Productionism is the idea that agricultural yield, especially of staple food and feed crops, is the most important goal of farming and the measure by which producers are judged. Other social goals, long-term conservation or environmental goals, and even economic goals are secondary concerns. Productionism can be understood as both a hegemonic ideology as well as a suite of technical and socioeconomic practices supporting the ideology. Although productionism is not limited to agriculture, it is arguable that it is within agriculture that productionism is embodied in its most encompassing form. That is to say that although yield or production of goods remains one of the primary goals of most material-based industries, there are usually other goals, especially those of profit and efficiency, that are also central.

The roots of productionist ideology and practice can be traced to the development of modern Western thought regarding science, technology, and morality. Early production-ism emerged in the West out of an interaction between agricultural communities and landscapes, with the changing view of the world provided by the Protestant Reformation, the Enlightenment, and the Industrial Revolution.

The philosophical and spiritual debates over the nature of salvation and morality that led to the Protestant Reformation also fed productionism by linking productivity with morality. Max Weber's early sociological work examining the effects of the Protestant work ethic and ideas about predestination, published in the early 20th century, though not specific to agriculture, can help us understand the very deep, and in many ways spiritual and moral, roots of productionist values. Weber traced the development of capitalism to the Protestant work ethic, and in his day would likely have exempted farming from the suite of capitalist enterprises he was interested in. However, his analysis of how the work ethic leads to productivity and accumulation is central to understanding agricultural productionism.
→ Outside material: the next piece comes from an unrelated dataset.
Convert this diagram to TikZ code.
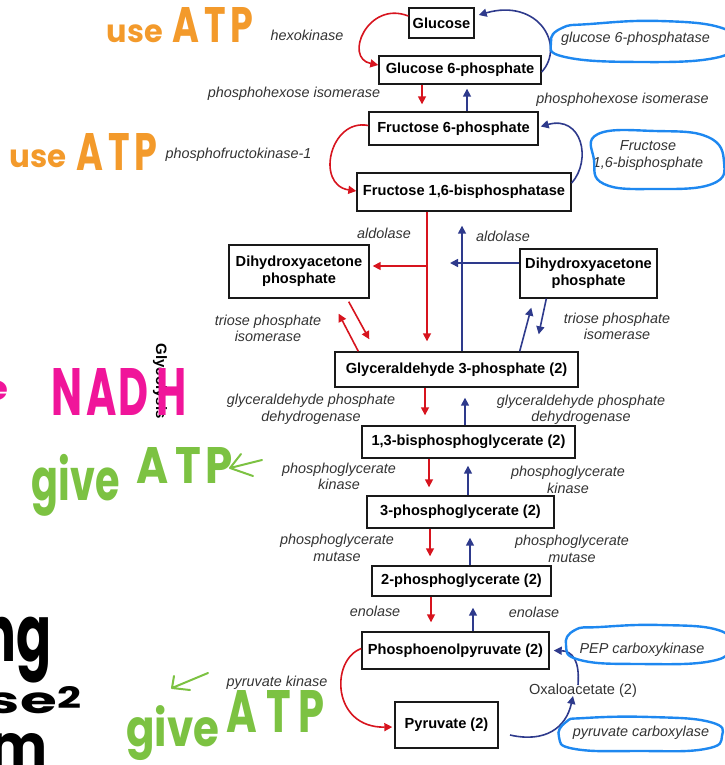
\documentclass[tikz,border=0pt]{standalone}
\usepackage{fontspec}
\setmainfont{Liberation Sans}
\newfontfamily\hand{Poppins}
\usetikzlibrary{arrows.meta}
\definecolor{rd}{HTML}{D7141E}
\definecolor{bl}{HTML}{2E3A8C}
\definecolor{lbl}{HTML}{333333}
\definecolor{hl}{HTML}{1E88F0}
\definecolor{orng}{HTML}{F39A2B}
\definecolor{mag}{HTML}{F0159A}
\definecolor{grn}{HTML}{7CC242}
\newcommand{\hwtext}[3]{\resizebox*{#1pt}{#2pt}{\hand\bfseries #3}}
\tikzset{
  box/.style={draw=black!90, line width=1.4pt, inner sep=0pt, align=center,
    font=\fontsize{14.6}{17}\selectfont\bfseries},
  lab/.style={text=lbl, align=center, inner sep=0pt,
    font=\fontsize{14.4}{16.5}\selectfont\itshape},
  rarr/.style={draw=rd, line width=1.6pt, -{Triangle[length=8pt,width=8pt]}},
  barr/.style={draw=bl, line width=1.6pt, -{Triangle[length=8pt,width=8pt]}},
  hlt/.style={draw=hl, line width=2.4pt},
  hw/.style={inner sep=0pt, outer sep=0pt},
  hwline/.style={line width=2pt, line cap=round, line join=round},
}
\begin{document}
\begin{tikzpicture}[x=1pt,y=-1pt]
\useasboundingbox (0,0) rectangle (724,765);
% boxes
\node[box, minimum width=65pt, minimum height=30pt] (glc) at (441.5,23) {Glucose};
\node[box, minimum width=162pt, minimum height=28pt] (g6p) at (460,70) {Glucose 6-phosphate};
\node[box, minimum width=169pt, minimum height=33pt] (f6p) at (453.5,128.5) {Fructose 6-phosphate};
\node[box, minimum width=214pt, minimum height=38pt] (f16) at (464,192) {Fructose 1,6-bisphosphatase};
\node[box, minimum width=140pt, minimum height=53pt] (dhapL) at (299,271.5) {Dihydroxyacetone\\phosphate};
\node[box, minimum width=137pt, minimum height=49pt] (dhapR) at (588.5,273.5) {Dihydroxyacetone\\phosphate};
\node[box, minimum width=243pt, minimum height=35pt] (g3p) at (456.5,369.5) {Glyceraldehyde 3-phosphate (2)};
\node[box, minimum width=213pt, minimum height=32pt] (bpg) at (468.5,442) {1,3-bisphosphoglycerate (2)};
\node[box, minimum width=187pt, minimum height=32pt] (pg3) at (460.5,512) {3-phosphoglycerate (2)};
\node[box, minimum width=179pt, minimum height=30pt] (pg2) at (461.5,581) {2-phosphoglycerate (2)};
\node[box, minimum width=187pt, minimum height=37pt] (pep) at (455.5,650.5) {Phosphoenolpyruvate (2)};
\node[box, minimum width=103pt, minimum height=46pt] (pyr) at (446.5,725) {Pyruvate (2)};
\node[inner sep=0pt, text=lbl, font=\fontsize{14.6}{17}\selectfont] (oaa) at (583,691) {Oxaloacetate (2)};
% labels
\node[lab] (l1) at (307,35) {hexokinase};
\node[lab] (l2) at (294,94) {phosphohexose isomerase};
\node[lab] (l3) at (238.5,155) {phosphofructokinase-1};
\node[lab] (l4) at (635.5,39) {glucose 6-phosphatase};
\node[lab] (l5) at (622.5,100) {phosphohexose isomerase};
\node[lab] (l6) at (648,155.5) {Fructose\\1,6-bisphosphate};
\node[lab] (l7) at (384,233) {aldolase};
\node[lab] (l8) at (503,236) {aldolase};
\node[lab] (l9) at (268,328.5) {triose phosphate\\isomerase};
\node[lab] (l10) at (617,326.5) {triose phosphate\\isomerase};
\node[lab] (l11) at (311,409.5) {glyceraldehyde phosphate\\dehydrogenase};
\node[lab] (l12) at (581,410) {glyceraldehyde phosphate\\dehydrogenase};
\node[lab] (l13) at (339,476.5) {phosphoglycerate\\kinase};
\node[lab] (l14) at (568,480) {phosphoglycerate\\kinase};
\node[lab] (l15) at (337,548) {phosphoglycerate\\mutase};
\node[lab] (l16) at (572,549) {phosphoglycerate\\mutase};
\node[lab] (l17) at (375,611) {enolase};
\node[lab] (l18) at (534,612) {enolase};
\node[lab] (l19) at (642,650) {PEP carboxykinase};
\node[lab] (l20) at (641,733) {pyruvate carboxylase};
\node[lab] (l21) at (277,683) {pyruvate kinase};
\node[rotate=-90, inner sep=0pt, font=\fontsize{15}{17}\selectfont\bfseries] (gly) at (160,381) {Glycolysis};
% curved arrows
\draw[rarr] ([yshift=7pt]glc.west) .. controls (368,0) and (343,58) .. ([yshift=5pt]g6p.west);
\draw[barr] ([yshift=-2pt]g6p.east) .. controls (566,45) and (538,-2) .. ([xshift=4pt,yshift=8pt]glc.east);
\draw[rarr] ([yshift=3pt]f6p.west) .. controls (330,118) and (315,185) .. ([yshift=1pt]f16.west);
\draw[barr] ([yshift=9pt]f16.east) .. controls (592,160) and (582,115) .. ([xshift=2pt,yshift=2pt]f6p.east);
\draw[rarr] ([yshift=2pt]pep.west) .. controls (330,660) and (332,728) .. ([xshift=-2pt,yshift=-2pt]pyr.west);
\coordinate (pyrout) at (510,735);
\draw[barr] (pyrout) .. controls (545,743) and (566,728) .. ([xshift=-10pt,yshift=-12pt]oaa.north);
\draw[barr] ([xshift=-5pt,yshift=-1pt]oaa.north) .. controls (580,660) and (572,651) .. ([xshift=4pt]pep.east);
% straight arrows
\draw[rarr, shorten >=7pt] (g6p.south -| 422,0) -- (f6p.north -| 422,0);
\draw[barr, shorten >=4pt] (f6p.north -| 467,0) -- (g6p.south -| 467,0);
\draw[rarr, shorten >=10pt] (f16.south -| 427,0) -- (g3p.north -| 427,0);
\draw[barr, shorten >=14pt] (g3p.north -| 462,0) -- (f16.south -| 462,0);
\coordinate (ald) at (427,266);
\draw[rarr, shorten >=3pt] (ald) -- (dhapL.east |- ald);
\coordinate (aldb) at (450,263);
\draw[barr] (dhapR.west |- aldb) -- (aldb);
\draw[rarr] ([xshift=-21pt,yshift=-3pt]dhapL.south east) -- ([xshift=35pt,yshift=12pt]g3p.north west);
\draw[rarr] ([xshift=24pt]g3p.north west) -- ([xshift=-31pt,yshift=-15pt]dhapL.south east);
\draw[barr] ([xshift=-59pt]g3p.north east) -- ([xshift=12pt,yshift=-9pt]dhapR.south west);
\draw[barr] ([xshift=27pt]dhapR.south west) -- ([xshift=-40pt,yshift=17pt]g3p.north east);
\draw[rarr, shorten >=10pt] (g3p.south -| 425,0) -- (bpg.north -| 425,0);
\draw[barr, shorten >=10pt] (bpg.north -| 465,0) -- (g3p.south -| 465,0);
\draw[rarr, shorten >=8pt] (bpg.south -| 429,0) -- (pg3.north -| 429,0);
\draw[barr, shorten >=7pt] (pg3.north -| 468,0) -- (bpg.south -| 468,0);
\draw[rarr, shorten >=9pt] (pg3.south -| 430,0) -- (pg2.north -| 430,0);
\draw[barr, shorten >=9pt] (pg2.north -| 470,0) -- (pg3.south -| 470,0);
\draw[rarr, shorten >=9pt] (pg2.south -| 431,0) -- (pep.north -| 431,0);
\draw[barr, shorten >=11pt] (pep.north -| 473,0) -- (pg2.south -| 473,0);
% highlight loops
\draw[hlt] plot[smooth cycle, tension=0.8] coordinates {(590,24) (660,21) (722,28) (730,44) (715,58) (640,62) (565,57) (551,42) (562,28)};
\draw[hlt] plot[smooth cycle, tension=0.75] coordinates {(598,134) (655,131) (708,137) (724,162) (712,184) (655,189) (604,184) (594,160)};
\draw[hlt] plot[smooth cycle, tension=0.8] coordinates {(600,627) (660,625) (718,630) (728,646) (712,661) (640,664) (580,660) (566,645) (575,630)};
\draw[hlt] plot[smooth cycle, tension=0.8] coordinates {(585,718) (650,717) (710,722) (722,736) (705,749) (640,751) (575,749) (559,737) (566,722)};
% handwriting
\node[hw, text=orng] (h1a) at (135,34) {\hwtext{56}{18}{use}};
\node[hw, text=orng] (h1b) at (213,25.5) {\hwtext{80}{35}{A\hspace{0.12em}T\hspace{0.12em}P}};
\node[hw, text=orng] (h2a) at (38,159) {\hwtext{57}{18}{use}};
\node[hw, text=orng] (h2b) at (117,151.5) {\hwtext{80}{37}{A\hspace{0.12em}T\hspace{0.12em}P}};
\node[hw, text=mag] (h3a) at (-4,391) {\hwtext{26}{20}{e}};
\node[hw, text=mag] (h3b) at (119.5,391.5) {\hwtext{135}{47}{N\hspace{0.08em}A\hspace{0.05em}D\hspace{0.2em}H}};
\node[hw, text=grn] (h4a) at (76,485) {\hwtext{88}{62}{give}};
\node[hw, text=grn] (h4b) at (185,465) {\hwtext{96}{36}{A\hspace{0.15em}T\hspace{0.1em}P}};
\coordinate (g1s) at (262,460);
\coordinate (g1e) at (230,468);
\draw[grn, hwline] (g1s) -- (g1e) -- (241,454) (g1e) -- (253,476);
\node[hw, text=grn] (h5a) at (173,733) {\hwtext{93}{55}{give}};
\node[hw, text=grn] (h5b) at (276,711) {\hwtext{98}{42}{A\hspace{0.2em}T\hspace{0.2em}P}};
\coordinate (g2s) at (208,673);
\coordinate (g2e) at (172,688);
\draw[grn, hwline] (g2s) -- (g2e) -- (174,676) (g2e) -- (190,690);
\node[hw, text=black] (h6a) at (17,650) {\hwtext{70}{66}{ng}};
\node[hw, text=black] (h6b) at (22,703) {\hwtext{70}{21}{se}};
\node[hw, text=black] (h6c) at (70,697) {\hwtext{24}{22}{2}};
\node[hw, text=black] (h6d) at (19,749) {\hwtext{58}{32}{m}};
\end{tikzpicture}
\end{document}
For productionism to have taken hold, farmers must have a reason for producing more than they are already producing. A peasant farm family's current level of production was sufficient for their subsistence needs; for example, they may have been uninterested in expending the extra effort to produce excess. However, during the 15th-17th centuries, Protestant religions took hold in most of northern Europe. Protestant reformers were especially concerned about the perceived hedonism and corruption of the Church, and many protestant groups adopted an ascetic Puritan ethic and endorsed the virtue of hard work, arguing that God was best served if one's talents and labor were spent on being productive. Hard work in itself became a virtue, and sloth or leisure a vice. One of the best ways to demonstrate that one was working hard, and was therefore a virtuous person, was to produce a great deal of whatever it was one was engaged in producing. This production led to the accumulation necessary for capitalist investment.